DIRECTIONS FOR THIS TASK ->
Below is a listing; write it out exactly and drop any images from it.

###

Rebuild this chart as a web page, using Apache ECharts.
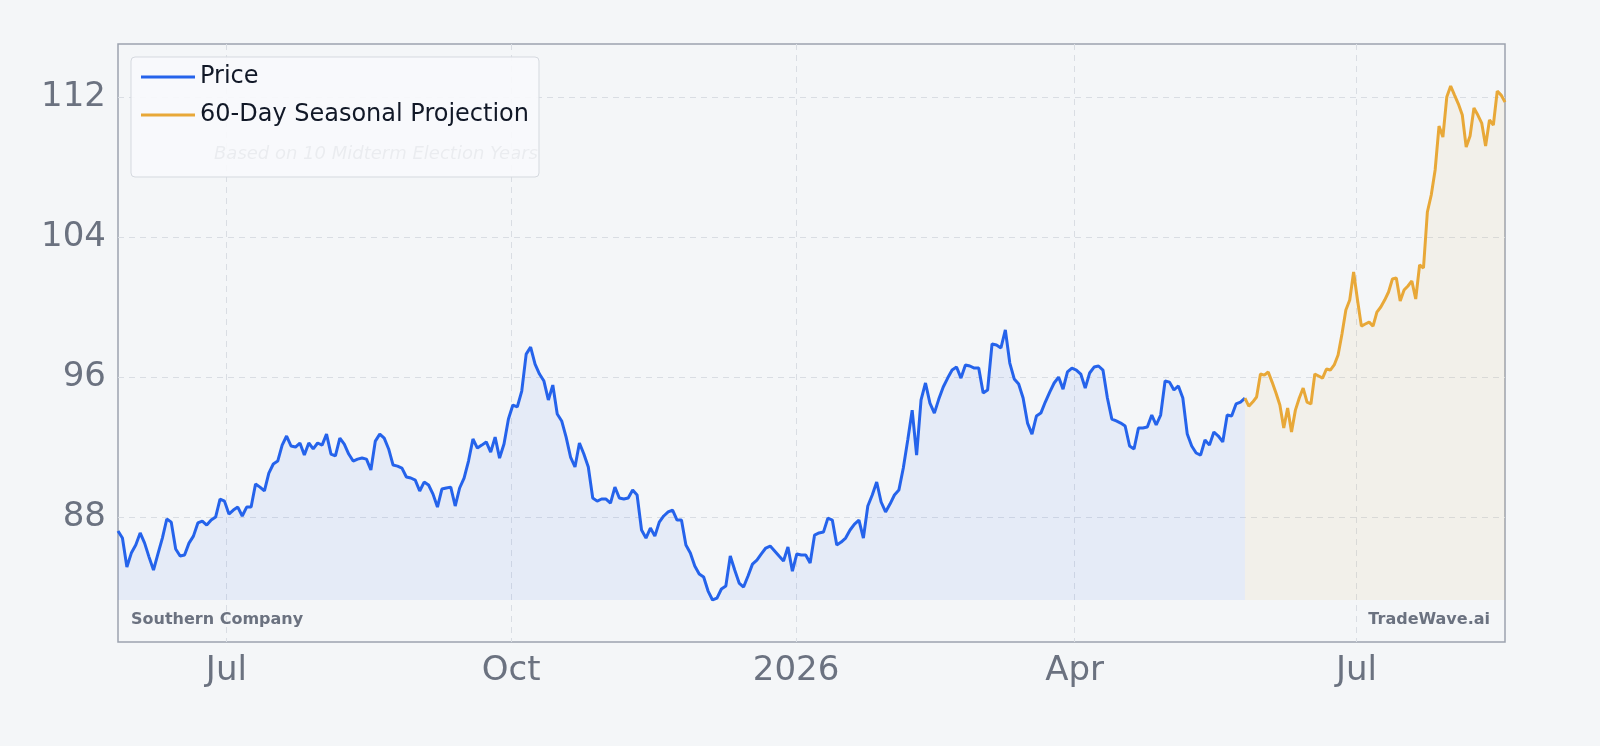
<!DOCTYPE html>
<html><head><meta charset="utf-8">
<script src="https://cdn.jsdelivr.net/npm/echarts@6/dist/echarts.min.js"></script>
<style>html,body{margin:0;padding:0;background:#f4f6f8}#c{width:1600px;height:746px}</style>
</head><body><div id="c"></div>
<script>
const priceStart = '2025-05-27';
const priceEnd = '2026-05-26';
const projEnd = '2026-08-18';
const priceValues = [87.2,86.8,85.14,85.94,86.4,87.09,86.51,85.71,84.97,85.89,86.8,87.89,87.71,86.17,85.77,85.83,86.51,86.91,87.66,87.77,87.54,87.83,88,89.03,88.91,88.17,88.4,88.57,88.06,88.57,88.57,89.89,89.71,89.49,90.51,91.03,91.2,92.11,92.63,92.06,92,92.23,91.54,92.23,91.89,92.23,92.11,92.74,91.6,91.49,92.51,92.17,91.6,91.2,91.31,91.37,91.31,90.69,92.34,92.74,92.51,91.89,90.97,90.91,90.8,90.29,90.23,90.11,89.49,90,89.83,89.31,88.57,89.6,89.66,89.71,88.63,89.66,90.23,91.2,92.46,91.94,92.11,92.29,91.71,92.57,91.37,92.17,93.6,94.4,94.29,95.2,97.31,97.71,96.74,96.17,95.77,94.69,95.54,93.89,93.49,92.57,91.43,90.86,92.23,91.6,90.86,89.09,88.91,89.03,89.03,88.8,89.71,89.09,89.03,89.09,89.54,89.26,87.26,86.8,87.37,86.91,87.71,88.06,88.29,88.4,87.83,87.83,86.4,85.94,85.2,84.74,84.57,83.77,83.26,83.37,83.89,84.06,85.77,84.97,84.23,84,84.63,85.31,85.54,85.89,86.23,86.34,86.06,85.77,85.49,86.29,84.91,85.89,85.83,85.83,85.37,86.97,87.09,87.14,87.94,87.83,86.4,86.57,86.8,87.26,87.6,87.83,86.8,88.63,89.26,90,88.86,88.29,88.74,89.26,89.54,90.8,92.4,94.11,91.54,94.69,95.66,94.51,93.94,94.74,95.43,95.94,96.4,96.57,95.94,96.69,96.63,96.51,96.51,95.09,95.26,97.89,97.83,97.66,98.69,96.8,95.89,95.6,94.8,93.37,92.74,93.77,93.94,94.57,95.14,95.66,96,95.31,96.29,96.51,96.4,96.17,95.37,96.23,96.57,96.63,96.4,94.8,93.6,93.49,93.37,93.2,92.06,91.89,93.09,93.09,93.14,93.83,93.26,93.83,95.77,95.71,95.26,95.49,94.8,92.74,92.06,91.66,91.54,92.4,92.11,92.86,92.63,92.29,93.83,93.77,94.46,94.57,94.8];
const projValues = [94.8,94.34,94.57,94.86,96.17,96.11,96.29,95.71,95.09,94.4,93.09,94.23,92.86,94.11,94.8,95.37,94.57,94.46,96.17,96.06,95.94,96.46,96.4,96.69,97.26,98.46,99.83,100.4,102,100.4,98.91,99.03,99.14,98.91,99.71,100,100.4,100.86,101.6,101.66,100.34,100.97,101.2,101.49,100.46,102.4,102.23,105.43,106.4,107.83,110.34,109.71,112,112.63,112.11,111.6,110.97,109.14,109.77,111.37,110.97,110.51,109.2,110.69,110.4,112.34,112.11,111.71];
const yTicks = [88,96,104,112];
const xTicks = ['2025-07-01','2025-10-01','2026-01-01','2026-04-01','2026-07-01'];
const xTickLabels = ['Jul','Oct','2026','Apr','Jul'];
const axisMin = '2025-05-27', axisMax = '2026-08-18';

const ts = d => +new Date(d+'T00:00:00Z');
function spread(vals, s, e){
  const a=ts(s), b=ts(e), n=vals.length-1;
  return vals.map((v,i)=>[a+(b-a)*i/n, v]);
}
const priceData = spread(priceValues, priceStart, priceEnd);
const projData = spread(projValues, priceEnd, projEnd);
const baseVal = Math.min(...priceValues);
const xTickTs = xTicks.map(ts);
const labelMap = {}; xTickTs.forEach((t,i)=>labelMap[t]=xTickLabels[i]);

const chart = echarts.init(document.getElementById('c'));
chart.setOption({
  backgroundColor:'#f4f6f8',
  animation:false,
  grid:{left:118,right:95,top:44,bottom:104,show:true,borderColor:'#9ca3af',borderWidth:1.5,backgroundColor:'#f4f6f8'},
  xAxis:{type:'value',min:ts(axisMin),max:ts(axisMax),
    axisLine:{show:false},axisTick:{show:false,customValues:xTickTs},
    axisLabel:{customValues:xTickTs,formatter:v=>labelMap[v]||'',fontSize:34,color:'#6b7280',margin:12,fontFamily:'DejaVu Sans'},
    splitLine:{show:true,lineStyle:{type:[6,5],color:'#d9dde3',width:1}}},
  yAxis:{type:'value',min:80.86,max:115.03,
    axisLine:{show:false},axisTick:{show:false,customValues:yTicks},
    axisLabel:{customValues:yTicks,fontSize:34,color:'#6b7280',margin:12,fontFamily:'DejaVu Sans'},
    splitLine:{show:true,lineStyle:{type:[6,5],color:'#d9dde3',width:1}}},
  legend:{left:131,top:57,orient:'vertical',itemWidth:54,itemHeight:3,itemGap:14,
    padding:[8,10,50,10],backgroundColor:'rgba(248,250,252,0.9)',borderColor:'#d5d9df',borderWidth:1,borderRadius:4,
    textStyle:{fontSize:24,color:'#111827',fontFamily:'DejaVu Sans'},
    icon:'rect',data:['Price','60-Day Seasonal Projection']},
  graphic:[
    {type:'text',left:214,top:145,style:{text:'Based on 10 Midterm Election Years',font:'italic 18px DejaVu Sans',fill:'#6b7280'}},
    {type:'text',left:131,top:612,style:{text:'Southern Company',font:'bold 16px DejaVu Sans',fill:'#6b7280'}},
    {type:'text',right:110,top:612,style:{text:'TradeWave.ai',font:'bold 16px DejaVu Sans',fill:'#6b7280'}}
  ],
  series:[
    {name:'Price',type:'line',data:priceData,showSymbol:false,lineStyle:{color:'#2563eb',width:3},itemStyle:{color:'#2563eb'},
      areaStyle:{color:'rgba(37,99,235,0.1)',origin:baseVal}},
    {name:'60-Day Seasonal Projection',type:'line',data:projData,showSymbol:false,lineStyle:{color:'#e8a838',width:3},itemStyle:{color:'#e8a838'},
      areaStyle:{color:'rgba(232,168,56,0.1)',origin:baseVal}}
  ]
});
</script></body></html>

###

WRITTEN RESPONSE ->
Rebuild this chart as a web page, using Apache ECharts.
<!DOCTYPE html>
<html><head><meta charset="utf-8">
<script src="https://cdn.jsdelivr.net/npm/echarts@6/dist/echarts.min.js"></script>
<style>html,body{margin:0;padding:0;background:#f4f6f8}#c{width:1600px;height:746px}</style>
</head><body><div id="c"></div>
<script>
const priceStart = '2025-05-27';
const priceEnd = '2026-05-26';
const projEnd = '2026-08-18';
const priceValues = [87.2,86.8,85.14,85.94,86.4,87.09,86.51,85.71,84.97,85.89,86.8,87.89,87.71,86.17,85.77,85.83,86.51,86.91,87.66,87.77,87.54,87.83,88,89.03,88.91,88.17,88.4,88.57,88.06,88.57,88.57,89.89,89.71,89.49,90.51,91.03,91.2,92.11,92.63,92.06,92,92.23,91.54,92.23,91.89,92.23,92.11,92.74,91.6,91.49,92.51,92.17,91.6,91.2,91.31,91.37,91.31,90.69,92.34,92.74,92.51,91.89,90.97,90.91,90.8,90.29,90.23,90.11,89.49,90,89.83,89.31,88.57,89.6,89.66,89.71,88.63,89.66,90.23,91.2,92.46,91.94,92.11,92.29,91.71,92.57,91.37,92.17,93.6,94.4,94.29,95.2,97.31,97.71,96.74,96.17,95.77,94.69,95.54,93.89,93.49,92.57,91.43,90.86,92.23,91.6,90.86,89.09,88.91,89.03,89.03,88.8,89.71,89.09,89.03,89.09,89.54,89.26,87.26,86.8,87.37,86.91,87.71,88.06,88.29,88.4,87.83,87.83,86.4,85.94,85.2,84.74,84.57,83.77,83.26,83.37,83.89,84.06,85.77,84.97,84.23,84,84.63,85.31,85.54,85.89,86.23,86.34,86.06,85.77,85.49,86.29,84.91,85.89,85.83,85.83,85.37,86.97,87.09,87.14,87.94,87.83,86.4,86.57,86.8,87.26,87.6,87.83,86.8,88.63,89.26,90,88.86,88.29,88.74,89.26,89.54,90.8,92.4,94.11,91.54,94.69,95.66,94.51,93.94,94.74,95.43,95.94,96.4,96.57,95.94,96.69,96.63,96.51,96.51,95.09,95.26,97.89,97.83,97.66,98.69,96.8,95.89,95.6,94.8,93.37,92.74,93.77,93.94,94.57,95.14,95.66,96,95.31,96.29,96.51,96.4,96.17,95.37,96.23,96.57,96.63,96.4,94.8,93.6,93.49,93.37,93.2,92.06,91.89,93.09,93.09,93.14,93.83,93.26,93.83,95.77,95.71,95.26,95.49,94.8,92.74,92.06,91.66,91.54,92.4,92.11,92.86,92.63,92.29,93.83,93.77,94.46,94.57,94.8];
const projValues = [94.8,94.34,94.57,94.86,96.17,96.11,96.29,95.71,95.09,94.4,93.09,94.23,92.86,94.11,94.8,95.37,94.57,94.46,96.17,96.06,95.94,96.46,96.4,96.69,97.26,98.46,99.83,100.4,102,100.4,98.91,99.03,99.14,98.91,99.71,100,100.4,100.86,101.6,101.66,100.34,100.97,101.2,101.49,100.46,102.4,102.23,105.43,106.4,107.83,110.34,109.71,112,112.63,112.11,111.6,110.97,109.14,109.77,111.37,110.97,110.51,109.2,110.69,110.4,112.34,112.11,111.71];
const yTicks = [88,96,104,112];
const xTicks = ['2025-07-01','2025-10-01','2026-01-01','2026-04-01','2026-07-01'];
const xTickLabels = ['Jul','Oct','2026','Apr','Jul'];
const axisMin = '2025-05-27', axisMax = '2026-08-18';

const ts = d => +new Date(d+'T00:00:00Z');
function spread(vals, s, e){
  const a=ts(s), b=ts(e), n=vals.length-1;
  return vals.map((v,i)=>[a+(b-a)*i/n, v]);
}
const priceData = spread(priceValues, priceStart, priceEnd);
const projData = spread(projValues, priceEnd, projEnd);
const baseVal = Math.min(...priceValues);
const xTickTs = xTicks.map(ts);
const labelMap = {}; xTickTs.forEach((t,i)=>labelMap[t]=xTickLabels[i]);

const chart = echarts.init(document.getElementById('c'));
chart.setOption({
  backgroundColor:'#f4f6f8',
  animation:false,
  grid:{left:118,right:95,top:44,bottom:104,show:true,borderColor:'#9ca3af',borderWidth:1.5,backgroundColor:'#f4f6f8'},
  xAxis:{type:'value',min:ts(axisMin),max:ts(axisMax),
    axisLine:{show:false},axisTick:{show:false,customValues:xTickTs},
    axisLabel:{customValues:xTickTs,formatter:v=>labelMap[v]||'',fontSize:34,color:'#6b7280',margin:12,fontFamily:'DejaVu Sans'},
    splitLine:{show:true,lineStyle:{type:[6,5],color:'#d9dde3',width:1}}},
  yAxis:{type:'value',min:80.86,max:115.03,
    axisLine:{show:false},axisTick:{show:false,customValues:yTicks},
    axisLabel:{customValues:yTicks,fontSize:34,color:'#6b7280',margin:12,fontFamily:'DejaVu Sans'},
    splitLine:{show:true,lineStyle:{type:[6,5],color:'#d9dde3',width:1}}},
  legend:{left:131,top:57,orient:'vertical',itemWidth:54,itemHeight:3,itemGap:14,
    padding:[8,10,50,10],backgroundColor:'rgba(248,250,252,0.9)',borderColor:'#d5d9df',borderWidth:1,borderRadius:4,
    textStyle:{fontSize:24,color:'#111827',fontFamily:'DejaVu Sans'},
    icon:'rect',data:['Price','60-Day Seasonal Projection']},
  graphic:[
    {type:'text',left:214,top:145,style:{text:'Based on 10 Midterm Election Years',font:'italic 18px DejaVu Sans',fill:'#6b7280'}},
    {type:'text',left:131,top:612,style:{text:'Southern Company',font:'bold 16px DejaVu Sans',fill:'#6b7280'}},
    {type:'text',right:110,top:612,style:{text:'TradeWave.ai',font:'bold 16px DejaVu Sans',fill:'#6b7280'}}
  ],
  series:[
    {name:'Price',type:'line',data:priceData,showSymbol:false,lineStyle:{color:'#2563eb',width:3},itemStyle:{color:'#2563eb'},
      areaStyle:{color:'rgba(37,99,235,0.1)',origin:baseVal}},
    {name:'60-Day Seasonal Projection',type:'line',data:projData,showSymbol:false,lineStyle:{color:'#e8a838',width:3},itemStyle:{color:'#e8a838'},
      areaStyle:{color:'rgba(232,168,56,0.1)',origin:baseVal}}
  ]
});
</script></body></html>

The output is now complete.